Lundi, 23 mars 1874
# Lundi, 23 mars 1874
Je viens tous les matins chez maman et ma tante préparer notre départ de Nice.
Tous sont encore ici et si Lambertye est parti ça ne fait rien. Maman, par plaisanterie tu dis des bêtises; je ne connais pas Lambertye
Je refuse mon costume gris en payant la moitié.
Il fait frais surtout quand je sors (robe bleue, cheveux sur la nuque et sur le dos, bien), Mlle Collignon est avec nous, moi et Machenka, mais nous la laissons au port.
Quelques gouttes de pluie tombent comme une malheureuse plante de culture qu'on arrose et qui se soulève, je reviens à la vie.
L'air conserve sa fraîcheur; il y a quelques personnes à la Promenade, Fedus, clair comme le printemps est avec le bossu. Il ne rit pas tant mais il regarde plus convenablement, puis nous voyons Wittgenstein avec sa femme en très belle toilette. Je me suis détournée car je ne voulais pas que cette femme voie que je rougis.
Nous les rencontrâmes trois fois. C'est un malheur de rougir ainsi pour tous les passants. Si encore Wittgenstein était seul mais lorsqu'il est avec sa femme je suis sûre de devenir rouge. Elle me fait l'effet d'être très malade, mala-de. Quand elle marche, il me semble qu'elle souffre et qu'un mouvement de trop la mettrait par terre.

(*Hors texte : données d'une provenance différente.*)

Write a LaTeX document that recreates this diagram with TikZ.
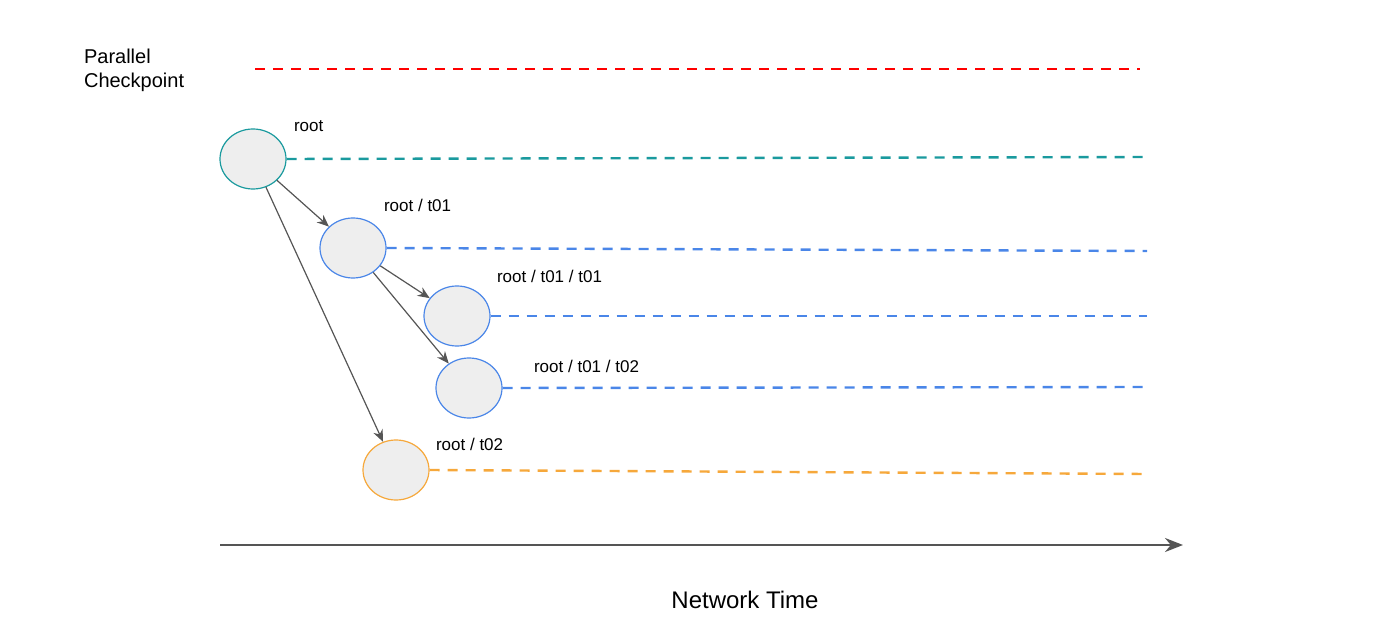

Ce matin les gants sont arrivés et me vont très bien. Je suis au désespoir pour mon costume gris. Maintenant je reste sans robe, tout ce qui se fait est pour le mieux, cette robe serait une espèce d'imitation des Galve et je veux pas imiter.
Je m'en fais une en foulard écru, presque blanc.
A dîner maman comme pour m'engager de rester à Nice dit en riant:
- Ici les pantalons de cuir Lambertye ne sont pas partis, je l'ai vu aujourd'hui et il reste encore un mois et demi.
Cette fois je fis semblant d'être en colère:
- Maman, s'il te plaît, arrête avec Lambertye, je ne connais pas Lambertye, mais avec ces plaisanteries stupides on donne à tous le droit de plaisanter et cela se termine par le fait que je rougis à cause de chaque valet ! Je dois faire la grimace dans la crainte de rougir; j'ai peur en me mettant à table pour le dîner de rougir au nom de n'importe quel valet !
Ceci est parfaitement vrai.
J'ai peur d'entrer dans la chambre où est tout le monde de peur de rougir. C'est un vrai malheur.
Je vais tâcher en m'endormant d'inventer une robe.
[Dans la marge: Comme j'allais wind up mon réveil, je m'aperçois qu'il est cassé. Les aiguilles tombent. J'ai pris le vieux et cela m'a prit une demi-heure pour arranger, faire sonner, vérifier. J'en ai trois devant moi. Je ne sais pas si je serais réveillée demain.]